To better serve a wide array of interests, our audiences are segmented by policy centers, cross-center initiatives, and leadership. Currently, Urban has a total of 24 different categories and sends about six newsletters a week to thousands of subscribers. In 2019, our newsletters reached more than one million people and saw a 22.4 percent average open rate and a 5.2 percent average click-through rate, putting us above the industry average for nonprofit organizations.
We believe our success is attributable to two main factors: First, we’re consistent with our content, providing trusted and well researched information on a variety of topics. And second, we’re consistent in the cadence and timing of our newsletter sends.
Our featured newsletters highlight a research center’s specific piece of work, and we use this newsletter for outreach outside of the center’s regular schedule. We’ve never used different design techniques for these newsletters, but recently, the team has stepped outside the box and is experimenting. In this post, I’ll walk through a couple of these experiments and our assessment of their effectiveness.
Our first experiment: Animating newsletter content
Using the Tax Policy Center’s (TPC’s) and the Urban Institute Update’s newsletters, we tried new formats to try to increase engagement and saw promising results that encourage continued experimenting.
In January, TPC commissioned several short videos on tax expenditures and included a feature newsletter as part of their outreach plan.
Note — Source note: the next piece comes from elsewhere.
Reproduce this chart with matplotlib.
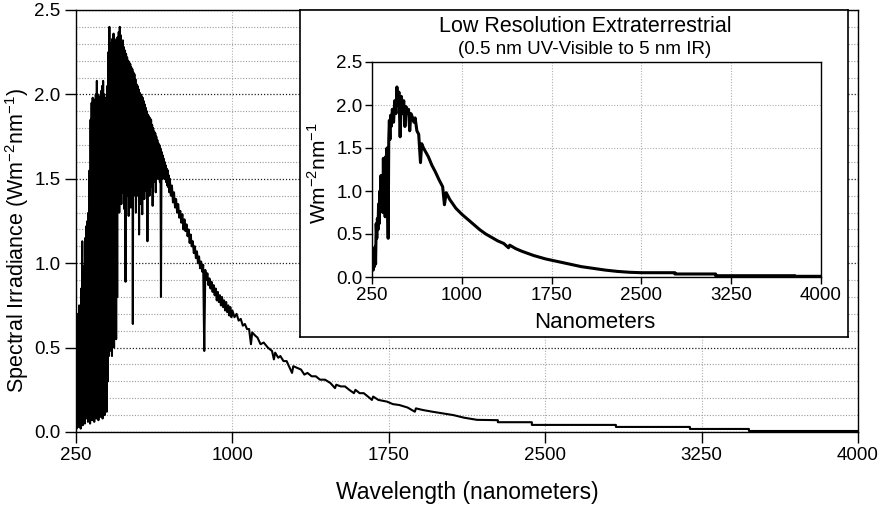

These videos proved to be a great opportunity to try something new with our newsletters: cutting a clip from one of the videos and converting it into an animated GIF for a header image. GIFs aren’t novel, but we had yet to find a project able to fully use the medium. GIFs are a great tool to help drive engagement and offer a fun surprise to subscribers who otherwise may not expect them. Urban isn’t known for producing light-hearted content, but we were impressed with TPC’s whimsical videos and sought their permission to experiment with a GIF.
Compared with what we normally see with these kinds of newsletters, we saw an unusually high number of total opens with this particular send. A few factors could contribute to these numbers: the newsletter’s content was more compelling than what readers are used to, the header image was impressive enough to warrant several viewings, or, and this is a hypothesis, subscribers were forwarding this newsletter above a normal rate. Regardless of the reason for the increase in total opens, the audience engaged with the content more than we’ve seen for TPC’s other newsletters. It showed us that our experiment was successful, and it’s opened our minds to finding other opportunities to insert GIFs into newsletters.
Our second experiment: Broad-themed newsletter content
Adding to our lists of firsts, another opportunity to do something new came up with our Black History Month newsletter. We decided to send this newsletter to our Urban Institute Update (UIU) audience, which consists of subscribers interested in the general overview of Urban products. We hadn’t produced a newsletter framed around a theme before, and with Urban’s focus on racial inequality, this seemed like a good time to create one. The content consisted of both past and present products to give older work new, relevant meaning and to promote our new research.
Producing a themed newsletter also allowed us a chance to work more closely with the Urban Wire team, who encouraged researchers to fast-track preplanned blog posts so they could be featured in the newsletter. The result was a longer newsletter than we usually send — an average newsletter consists of five to seven content pieces (such as blog posts or research products) — but this one consisted of eight sections and a lengthy introduction. Though longer, we were optimistic it would still perform well, given the relevance of the content to the month’s cultural significance.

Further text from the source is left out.